PROBLEM TO SOLVE — Only the lines from the start of the data through the line containing "-7.508, -7.961, -8.234];" should be written out, exactly as they are, with both ends included and the pictures left out.

begin

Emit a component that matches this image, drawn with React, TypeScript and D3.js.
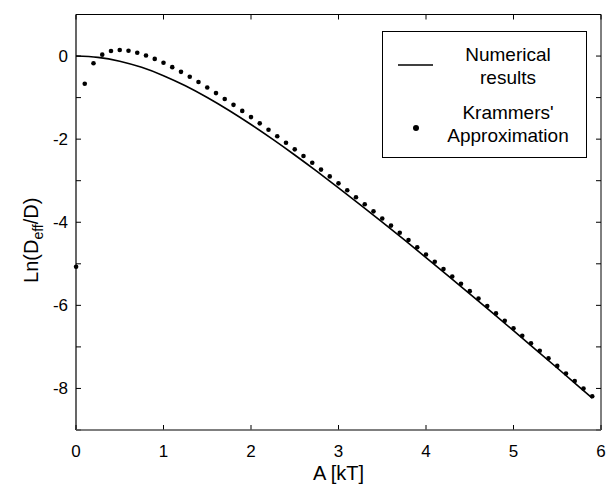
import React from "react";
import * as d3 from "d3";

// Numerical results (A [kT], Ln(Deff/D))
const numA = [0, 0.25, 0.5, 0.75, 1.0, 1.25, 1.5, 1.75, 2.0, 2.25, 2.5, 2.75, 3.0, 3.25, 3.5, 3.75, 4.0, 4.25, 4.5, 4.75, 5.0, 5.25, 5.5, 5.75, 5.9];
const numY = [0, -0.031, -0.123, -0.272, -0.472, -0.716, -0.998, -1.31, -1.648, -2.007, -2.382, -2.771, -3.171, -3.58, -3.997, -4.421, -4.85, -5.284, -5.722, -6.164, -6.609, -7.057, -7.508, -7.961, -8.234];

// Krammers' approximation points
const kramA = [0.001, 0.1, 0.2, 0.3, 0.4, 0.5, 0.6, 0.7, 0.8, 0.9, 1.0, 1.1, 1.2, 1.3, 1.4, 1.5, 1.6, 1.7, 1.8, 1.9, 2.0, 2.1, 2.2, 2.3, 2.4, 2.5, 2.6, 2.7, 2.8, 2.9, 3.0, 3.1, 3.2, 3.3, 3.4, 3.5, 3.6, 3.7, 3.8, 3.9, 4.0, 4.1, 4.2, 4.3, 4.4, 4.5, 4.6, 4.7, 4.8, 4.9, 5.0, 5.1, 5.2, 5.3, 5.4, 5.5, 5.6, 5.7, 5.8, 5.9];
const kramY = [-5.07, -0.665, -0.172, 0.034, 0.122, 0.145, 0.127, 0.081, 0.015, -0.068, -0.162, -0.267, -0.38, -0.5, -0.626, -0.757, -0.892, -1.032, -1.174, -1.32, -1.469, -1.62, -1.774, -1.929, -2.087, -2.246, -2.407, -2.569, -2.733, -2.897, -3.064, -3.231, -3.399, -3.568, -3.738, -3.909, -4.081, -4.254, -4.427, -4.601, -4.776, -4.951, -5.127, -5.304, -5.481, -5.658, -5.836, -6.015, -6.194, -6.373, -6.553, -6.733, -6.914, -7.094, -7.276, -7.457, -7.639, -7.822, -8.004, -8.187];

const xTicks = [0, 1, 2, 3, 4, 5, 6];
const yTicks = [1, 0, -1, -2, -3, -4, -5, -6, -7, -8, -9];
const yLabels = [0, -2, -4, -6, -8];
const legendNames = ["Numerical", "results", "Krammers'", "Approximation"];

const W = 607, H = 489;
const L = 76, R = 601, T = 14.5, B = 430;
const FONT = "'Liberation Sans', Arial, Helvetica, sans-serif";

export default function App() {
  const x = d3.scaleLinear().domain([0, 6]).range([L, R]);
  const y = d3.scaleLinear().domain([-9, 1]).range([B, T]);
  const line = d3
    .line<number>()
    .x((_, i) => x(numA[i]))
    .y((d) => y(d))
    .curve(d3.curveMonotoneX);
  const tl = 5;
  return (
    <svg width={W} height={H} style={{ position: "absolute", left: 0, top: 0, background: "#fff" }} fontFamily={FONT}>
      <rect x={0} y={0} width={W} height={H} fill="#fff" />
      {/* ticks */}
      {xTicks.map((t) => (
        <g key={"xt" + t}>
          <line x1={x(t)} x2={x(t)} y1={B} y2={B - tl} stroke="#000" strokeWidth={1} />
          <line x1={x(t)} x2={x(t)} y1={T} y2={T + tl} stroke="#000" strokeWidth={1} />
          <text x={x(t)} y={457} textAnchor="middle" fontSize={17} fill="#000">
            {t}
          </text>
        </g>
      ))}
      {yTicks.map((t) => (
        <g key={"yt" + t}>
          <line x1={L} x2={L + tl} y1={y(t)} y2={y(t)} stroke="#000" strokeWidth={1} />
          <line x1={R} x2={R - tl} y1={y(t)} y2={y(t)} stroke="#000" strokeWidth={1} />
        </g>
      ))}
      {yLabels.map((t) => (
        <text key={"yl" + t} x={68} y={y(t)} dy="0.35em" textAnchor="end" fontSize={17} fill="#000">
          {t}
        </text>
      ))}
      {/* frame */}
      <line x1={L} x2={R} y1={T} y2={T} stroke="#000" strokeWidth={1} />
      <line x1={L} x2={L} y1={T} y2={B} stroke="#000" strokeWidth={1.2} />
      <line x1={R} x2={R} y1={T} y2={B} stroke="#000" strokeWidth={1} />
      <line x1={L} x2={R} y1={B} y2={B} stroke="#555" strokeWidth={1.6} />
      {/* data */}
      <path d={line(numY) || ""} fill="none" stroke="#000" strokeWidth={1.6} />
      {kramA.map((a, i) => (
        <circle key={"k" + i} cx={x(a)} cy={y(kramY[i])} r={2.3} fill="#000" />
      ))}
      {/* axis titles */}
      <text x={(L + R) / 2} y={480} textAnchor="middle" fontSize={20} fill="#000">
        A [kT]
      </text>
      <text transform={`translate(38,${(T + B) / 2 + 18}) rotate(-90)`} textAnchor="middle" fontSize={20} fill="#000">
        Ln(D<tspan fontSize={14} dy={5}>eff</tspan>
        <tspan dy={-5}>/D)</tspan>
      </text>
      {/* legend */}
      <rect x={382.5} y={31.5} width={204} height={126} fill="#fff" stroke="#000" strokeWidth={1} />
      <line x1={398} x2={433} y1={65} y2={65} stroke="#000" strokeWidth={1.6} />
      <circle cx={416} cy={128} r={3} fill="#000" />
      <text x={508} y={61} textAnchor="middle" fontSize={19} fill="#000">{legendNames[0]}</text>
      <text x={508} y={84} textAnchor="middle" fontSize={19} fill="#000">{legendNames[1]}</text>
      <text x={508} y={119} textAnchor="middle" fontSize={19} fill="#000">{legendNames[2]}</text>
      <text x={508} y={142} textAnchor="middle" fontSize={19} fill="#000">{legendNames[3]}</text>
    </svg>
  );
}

end

REPLY —
Emit a component that matches this image, drawn with React, TypeScript and D3.js.
import React from "react";
import * as d3 from "d3";

// Numerical results (A [kT], Ln(Deff/D))
const numA = [0, 0.25, 0.5, 0.75, 1.0, 1.25, 1.5, 1.75, 2.0, 2.25, 2.5, 2.75, 3.0, 3.25, 3.5, 3.75, 4.0, 4.25, 4.5, 4.75, 5.0, 5.25, 5.5, 5.75, 5.9];
const numY = [0, -0.031, -0.123, -0.272, -0.472, -0.716, -0.998, -1.31, -1.648, -2.007, -2.382, -2.771, -3.171, -3.58, -3.997, -4.421, -4.85, -5.284, -5.722, -6.164, -6.609, -7.057, -7.508, -7.961, -8.234];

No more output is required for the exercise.